[Items listed in a dataset]

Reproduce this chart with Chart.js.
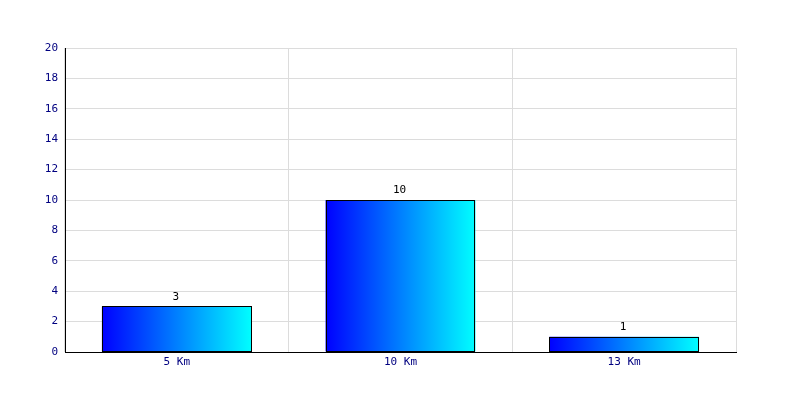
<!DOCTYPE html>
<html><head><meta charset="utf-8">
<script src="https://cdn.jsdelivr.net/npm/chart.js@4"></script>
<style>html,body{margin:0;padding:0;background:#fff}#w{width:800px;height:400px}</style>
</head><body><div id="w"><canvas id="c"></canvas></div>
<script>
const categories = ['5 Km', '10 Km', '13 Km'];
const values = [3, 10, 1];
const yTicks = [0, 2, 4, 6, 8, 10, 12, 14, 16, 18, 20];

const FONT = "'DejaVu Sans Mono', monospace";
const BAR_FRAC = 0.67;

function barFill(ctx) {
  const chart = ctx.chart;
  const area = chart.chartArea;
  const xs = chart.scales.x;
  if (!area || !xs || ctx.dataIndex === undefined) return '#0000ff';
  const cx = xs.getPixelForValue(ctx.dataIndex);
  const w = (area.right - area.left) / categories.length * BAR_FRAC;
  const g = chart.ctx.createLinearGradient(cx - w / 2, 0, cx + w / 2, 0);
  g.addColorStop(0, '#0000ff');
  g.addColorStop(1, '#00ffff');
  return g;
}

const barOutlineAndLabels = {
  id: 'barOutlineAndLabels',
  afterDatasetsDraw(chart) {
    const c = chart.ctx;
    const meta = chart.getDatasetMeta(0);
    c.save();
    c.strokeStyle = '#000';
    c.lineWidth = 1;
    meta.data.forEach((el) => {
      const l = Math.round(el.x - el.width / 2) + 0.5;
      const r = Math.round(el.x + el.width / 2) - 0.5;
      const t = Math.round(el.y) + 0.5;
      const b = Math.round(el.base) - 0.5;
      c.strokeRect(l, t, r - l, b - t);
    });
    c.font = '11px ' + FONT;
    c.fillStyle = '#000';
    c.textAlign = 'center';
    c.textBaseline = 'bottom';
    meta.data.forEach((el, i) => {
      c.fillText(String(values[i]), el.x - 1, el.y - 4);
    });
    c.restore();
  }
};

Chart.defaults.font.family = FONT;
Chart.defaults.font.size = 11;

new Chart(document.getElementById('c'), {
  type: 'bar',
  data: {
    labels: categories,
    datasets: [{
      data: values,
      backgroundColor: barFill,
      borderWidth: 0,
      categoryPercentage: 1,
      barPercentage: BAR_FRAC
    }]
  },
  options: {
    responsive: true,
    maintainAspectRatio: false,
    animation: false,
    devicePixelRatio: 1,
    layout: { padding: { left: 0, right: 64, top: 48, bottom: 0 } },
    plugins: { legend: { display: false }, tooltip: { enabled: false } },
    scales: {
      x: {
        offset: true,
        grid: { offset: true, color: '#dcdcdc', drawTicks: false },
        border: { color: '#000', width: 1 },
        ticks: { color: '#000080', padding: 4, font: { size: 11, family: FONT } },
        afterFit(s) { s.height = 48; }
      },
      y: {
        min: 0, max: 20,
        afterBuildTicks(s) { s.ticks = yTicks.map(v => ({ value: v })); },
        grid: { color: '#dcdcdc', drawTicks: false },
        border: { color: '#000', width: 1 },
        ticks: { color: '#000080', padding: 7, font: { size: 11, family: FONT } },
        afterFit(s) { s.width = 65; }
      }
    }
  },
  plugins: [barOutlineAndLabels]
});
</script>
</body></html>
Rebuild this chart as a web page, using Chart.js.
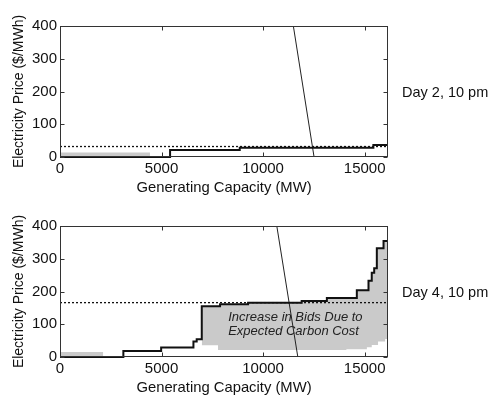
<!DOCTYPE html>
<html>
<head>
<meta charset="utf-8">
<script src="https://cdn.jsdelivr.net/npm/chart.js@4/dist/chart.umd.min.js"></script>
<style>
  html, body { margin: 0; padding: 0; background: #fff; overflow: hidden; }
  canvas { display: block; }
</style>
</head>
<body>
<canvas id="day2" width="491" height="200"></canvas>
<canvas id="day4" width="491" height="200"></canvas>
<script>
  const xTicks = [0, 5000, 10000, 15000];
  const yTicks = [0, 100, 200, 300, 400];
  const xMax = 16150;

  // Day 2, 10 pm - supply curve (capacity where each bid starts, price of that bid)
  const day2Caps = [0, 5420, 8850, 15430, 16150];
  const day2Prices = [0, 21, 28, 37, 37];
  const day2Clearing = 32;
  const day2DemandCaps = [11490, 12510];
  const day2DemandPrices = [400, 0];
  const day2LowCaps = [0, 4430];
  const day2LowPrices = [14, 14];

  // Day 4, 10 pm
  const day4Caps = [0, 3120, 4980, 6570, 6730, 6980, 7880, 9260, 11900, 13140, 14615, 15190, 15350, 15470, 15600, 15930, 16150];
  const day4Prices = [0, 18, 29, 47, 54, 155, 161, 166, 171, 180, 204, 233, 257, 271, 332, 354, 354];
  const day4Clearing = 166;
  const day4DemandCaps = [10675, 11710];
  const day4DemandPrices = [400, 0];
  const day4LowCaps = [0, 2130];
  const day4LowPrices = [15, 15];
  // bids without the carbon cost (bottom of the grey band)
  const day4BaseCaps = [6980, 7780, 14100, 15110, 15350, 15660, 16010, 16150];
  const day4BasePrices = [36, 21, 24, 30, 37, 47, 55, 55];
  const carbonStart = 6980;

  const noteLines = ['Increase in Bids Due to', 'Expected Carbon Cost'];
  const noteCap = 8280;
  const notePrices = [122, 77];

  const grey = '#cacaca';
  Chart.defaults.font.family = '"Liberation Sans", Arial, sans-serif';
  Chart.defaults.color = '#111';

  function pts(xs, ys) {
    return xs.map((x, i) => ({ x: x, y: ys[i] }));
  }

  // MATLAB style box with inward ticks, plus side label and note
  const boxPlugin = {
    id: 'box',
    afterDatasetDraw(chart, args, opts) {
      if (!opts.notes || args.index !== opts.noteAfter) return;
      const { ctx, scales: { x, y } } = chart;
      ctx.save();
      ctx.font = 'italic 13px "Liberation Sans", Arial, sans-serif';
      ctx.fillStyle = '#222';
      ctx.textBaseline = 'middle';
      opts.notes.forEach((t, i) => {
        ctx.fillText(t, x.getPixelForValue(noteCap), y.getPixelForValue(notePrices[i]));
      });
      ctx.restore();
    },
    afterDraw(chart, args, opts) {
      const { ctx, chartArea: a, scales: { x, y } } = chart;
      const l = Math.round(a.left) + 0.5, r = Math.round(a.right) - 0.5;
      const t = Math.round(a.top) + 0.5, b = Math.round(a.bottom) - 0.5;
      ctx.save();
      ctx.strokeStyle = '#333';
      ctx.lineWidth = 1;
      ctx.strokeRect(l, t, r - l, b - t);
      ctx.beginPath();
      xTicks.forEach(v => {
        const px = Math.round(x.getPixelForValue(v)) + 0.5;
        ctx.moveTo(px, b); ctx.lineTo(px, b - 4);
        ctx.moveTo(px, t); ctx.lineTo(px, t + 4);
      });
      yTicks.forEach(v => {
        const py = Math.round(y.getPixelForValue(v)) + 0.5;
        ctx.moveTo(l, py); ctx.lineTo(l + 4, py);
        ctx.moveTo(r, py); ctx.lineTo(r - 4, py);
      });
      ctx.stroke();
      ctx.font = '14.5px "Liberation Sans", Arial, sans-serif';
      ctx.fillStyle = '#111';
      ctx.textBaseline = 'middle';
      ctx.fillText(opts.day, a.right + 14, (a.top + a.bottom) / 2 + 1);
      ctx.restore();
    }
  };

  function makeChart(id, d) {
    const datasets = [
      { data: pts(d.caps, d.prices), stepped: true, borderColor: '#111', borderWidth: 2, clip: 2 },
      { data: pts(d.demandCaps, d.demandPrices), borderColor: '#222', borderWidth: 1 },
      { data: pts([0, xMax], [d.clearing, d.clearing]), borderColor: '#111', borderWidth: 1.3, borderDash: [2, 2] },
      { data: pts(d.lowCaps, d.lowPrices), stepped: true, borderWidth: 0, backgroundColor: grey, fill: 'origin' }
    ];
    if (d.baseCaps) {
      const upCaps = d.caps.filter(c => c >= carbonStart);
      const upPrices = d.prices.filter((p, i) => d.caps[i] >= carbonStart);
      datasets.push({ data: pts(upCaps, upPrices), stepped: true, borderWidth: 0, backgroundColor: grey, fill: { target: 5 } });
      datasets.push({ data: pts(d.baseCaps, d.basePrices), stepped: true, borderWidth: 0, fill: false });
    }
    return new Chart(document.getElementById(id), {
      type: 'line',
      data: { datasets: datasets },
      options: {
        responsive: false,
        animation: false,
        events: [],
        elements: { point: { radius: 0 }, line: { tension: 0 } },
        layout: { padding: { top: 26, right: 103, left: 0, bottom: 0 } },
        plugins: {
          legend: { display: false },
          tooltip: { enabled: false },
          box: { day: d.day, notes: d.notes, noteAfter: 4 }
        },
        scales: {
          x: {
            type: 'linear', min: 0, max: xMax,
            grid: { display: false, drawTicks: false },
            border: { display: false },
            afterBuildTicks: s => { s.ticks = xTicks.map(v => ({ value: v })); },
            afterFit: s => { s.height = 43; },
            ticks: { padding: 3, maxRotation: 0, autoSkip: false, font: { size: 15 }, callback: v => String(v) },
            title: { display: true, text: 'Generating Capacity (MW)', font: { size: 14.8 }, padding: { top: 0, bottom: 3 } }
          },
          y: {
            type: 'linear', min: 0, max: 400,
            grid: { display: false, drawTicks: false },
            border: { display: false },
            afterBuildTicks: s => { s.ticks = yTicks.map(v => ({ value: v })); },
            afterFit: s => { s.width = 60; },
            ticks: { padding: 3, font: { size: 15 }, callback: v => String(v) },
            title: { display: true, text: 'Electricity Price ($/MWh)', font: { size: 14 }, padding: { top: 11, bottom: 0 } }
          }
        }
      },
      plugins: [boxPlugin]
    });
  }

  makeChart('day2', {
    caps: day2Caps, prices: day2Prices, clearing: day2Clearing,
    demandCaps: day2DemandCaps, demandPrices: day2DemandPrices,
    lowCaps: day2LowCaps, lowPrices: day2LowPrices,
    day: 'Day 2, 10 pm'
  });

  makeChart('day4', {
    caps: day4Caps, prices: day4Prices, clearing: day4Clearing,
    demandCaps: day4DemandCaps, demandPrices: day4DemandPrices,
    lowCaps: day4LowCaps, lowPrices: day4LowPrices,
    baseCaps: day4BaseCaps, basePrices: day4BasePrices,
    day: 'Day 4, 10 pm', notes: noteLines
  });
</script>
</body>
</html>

WRITTEN INSTRUCTION ▸
Restate word for word the part that opens with the line containing "Rebuild this chart" and closes with the line containing "const carbonStart = 6980;", both ends included, and nothing else. Omit any images.

SOLUTION TO THIS PROBLEM ▸
Rebuild this chart as a web page, using Chart.js.
<!DOCTYPE html>
<html>
<head>
<meta charset="utf-8">
<script src="https://cdn.jsdelivr.net/npm/chart.js@4/dist/chart.umd.min.js"></script>
<style>
  html, body { margin: 0; padding: 0; background: #fff; overflow: hidden; }
  canvas { display: block; }
</style>
</head>
<body>
<canvas id="day2" width="491" height="200"></canvas>
<canvas id="day4" width="491" height="200"></canvas>
<script>
  const xTicks = [0, 5000, 10000, 15000];
  const yTicks = [0, 100, 200, 300, 400];
  const xMax = 16150;

  // Day 2, 10 pm - supply curve (capacity where each bid starts, price of that bid)
  const day2Caps = [0, 5420, 8850, 15430, 16150];
  const day2Prices = [0, 21, 28, 37, 37];
  const day2Clearing = 32;
  const day2DemandCaps = [11490, 12510];
  const day2DemandPrices = [400, 0];
  const day2LowCaps = [0, 4430];
  const day2LowPrices = [14, 14];

  // Day 4, 10 pm
  const day4Caps = [0, 3120, 4980, 6570, 6730, 6980, 7880, 9260, 11900, 13140, 14615, 15190, 15350, 15470, 15600, 15930, 16150];
  const day4Prices = [0, 18, 29, 47, 54, 155, 161, 166, 171, 180, 204, 233, 257, 271, 332, 354, 354];
  const day4Clearing = 166;
  const day4DemandCaps = [10675, 11710];
  const day4DemandPrices = [400, 0];
  const day4LowCaps = [0, 2130];
  const day4LowPrices = [15, 15];
  // bids without the carbon cost (bottom of the grey band)
  const day4BaseCaps = [6980, 7780, 14100, 15110, 15350, 15660, 16010, 16150];
  const day4BasePrices = [36, 21, 24, 30, 37, 47, 55, 55];
  const carbonStart = 6980;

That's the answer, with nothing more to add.